*Problem*
Each line from the top of the listing through the one holding "const family = 'DejaVu Sans';" should be restated word for word, with nothing added and no pictures.

##### Recorded information #####

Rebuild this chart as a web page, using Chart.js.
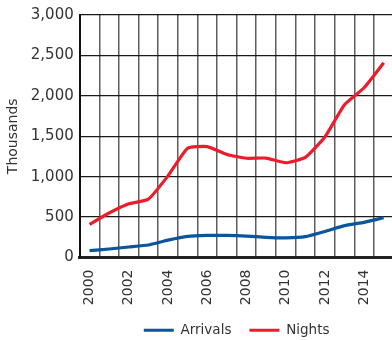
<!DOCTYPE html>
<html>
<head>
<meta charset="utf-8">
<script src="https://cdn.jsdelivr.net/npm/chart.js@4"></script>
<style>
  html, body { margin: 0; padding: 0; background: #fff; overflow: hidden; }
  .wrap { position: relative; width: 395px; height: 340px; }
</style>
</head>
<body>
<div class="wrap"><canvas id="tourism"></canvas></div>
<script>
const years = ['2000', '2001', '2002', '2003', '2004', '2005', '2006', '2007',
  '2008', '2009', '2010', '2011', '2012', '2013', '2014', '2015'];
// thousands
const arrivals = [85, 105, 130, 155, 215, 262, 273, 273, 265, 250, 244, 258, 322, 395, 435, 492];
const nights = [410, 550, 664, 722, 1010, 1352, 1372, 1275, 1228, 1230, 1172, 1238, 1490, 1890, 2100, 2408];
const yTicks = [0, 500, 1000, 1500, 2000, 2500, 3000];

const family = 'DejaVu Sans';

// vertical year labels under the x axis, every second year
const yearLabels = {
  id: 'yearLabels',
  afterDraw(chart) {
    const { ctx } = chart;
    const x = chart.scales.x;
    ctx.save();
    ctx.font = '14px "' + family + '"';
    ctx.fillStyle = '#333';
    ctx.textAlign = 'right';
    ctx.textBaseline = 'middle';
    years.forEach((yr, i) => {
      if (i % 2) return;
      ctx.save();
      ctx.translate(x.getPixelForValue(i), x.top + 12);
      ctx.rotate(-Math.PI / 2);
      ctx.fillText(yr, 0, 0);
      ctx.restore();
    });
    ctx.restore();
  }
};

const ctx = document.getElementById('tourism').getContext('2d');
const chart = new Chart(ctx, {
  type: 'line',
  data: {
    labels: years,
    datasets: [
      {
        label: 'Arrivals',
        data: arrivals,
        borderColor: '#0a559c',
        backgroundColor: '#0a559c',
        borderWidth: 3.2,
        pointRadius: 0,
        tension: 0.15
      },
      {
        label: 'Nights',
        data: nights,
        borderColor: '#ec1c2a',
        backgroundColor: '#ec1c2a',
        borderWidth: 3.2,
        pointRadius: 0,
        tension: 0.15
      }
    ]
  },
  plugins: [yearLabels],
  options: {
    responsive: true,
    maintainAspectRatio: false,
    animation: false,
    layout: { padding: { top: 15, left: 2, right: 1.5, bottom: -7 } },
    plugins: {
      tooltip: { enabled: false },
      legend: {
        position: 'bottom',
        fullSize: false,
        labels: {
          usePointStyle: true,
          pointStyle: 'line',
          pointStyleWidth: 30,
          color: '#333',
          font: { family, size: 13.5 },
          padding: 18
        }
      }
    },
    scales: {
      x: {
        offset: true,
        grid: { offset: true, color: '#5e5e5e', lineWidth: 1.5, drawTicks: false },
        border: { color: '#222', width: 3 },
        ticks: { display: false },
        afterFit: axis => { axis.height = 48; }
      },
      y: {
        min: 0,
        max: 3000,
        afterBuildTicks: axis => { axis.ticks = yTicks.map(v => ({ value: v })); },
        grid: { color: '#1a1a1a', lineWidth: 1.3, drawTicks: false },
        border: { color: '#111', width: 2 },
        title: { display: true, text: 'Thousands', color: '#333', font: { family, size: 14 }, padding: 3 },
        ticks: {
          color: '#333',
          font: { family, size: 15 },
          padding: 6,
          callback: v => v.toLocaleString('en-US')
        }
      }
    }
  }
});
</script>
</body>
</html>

#####

*Answer for this exercise*
Rebuild this chart as a web page, using Chart.js.
<!DOCTYPE html>
<html>
<head>
<meta charset="utf-8">
<script src="https://cdn.jsdelivr.net/npm/chart.js@4"></script>
<style>
  html, body { margin: 0; padding: 0; background: #fff; overflow: hidden; }
  .wrap { position: relative; width: 395px; height: 340px; }
</style>
</head>
<body>
<div class="wrap"><canvas id="tourism"></canvas></div>
<script>
const years = ['2000', '2001', '2002', '2003', '2004', '2005', '2006', '2007',
  '2008', '2009', '2010', '2011', '2012', '2013', '2014', '2015'];
// thousands
const arrivals = [85, 105, 130, 155, 215, 262, 273, 273, 265, 250, 244, 258, 322, 395, 435, 492];
const nights = [410, 550, 664, 722, 1010, 1352, 1372, 1275, 1228, 1230, 1172, 1238, 1490, 1890, 2100, 2408];
const yTicks = [0, 500, 1000, 1500, 2000, 2500, 3000];

const family = 'DejaVu Sans';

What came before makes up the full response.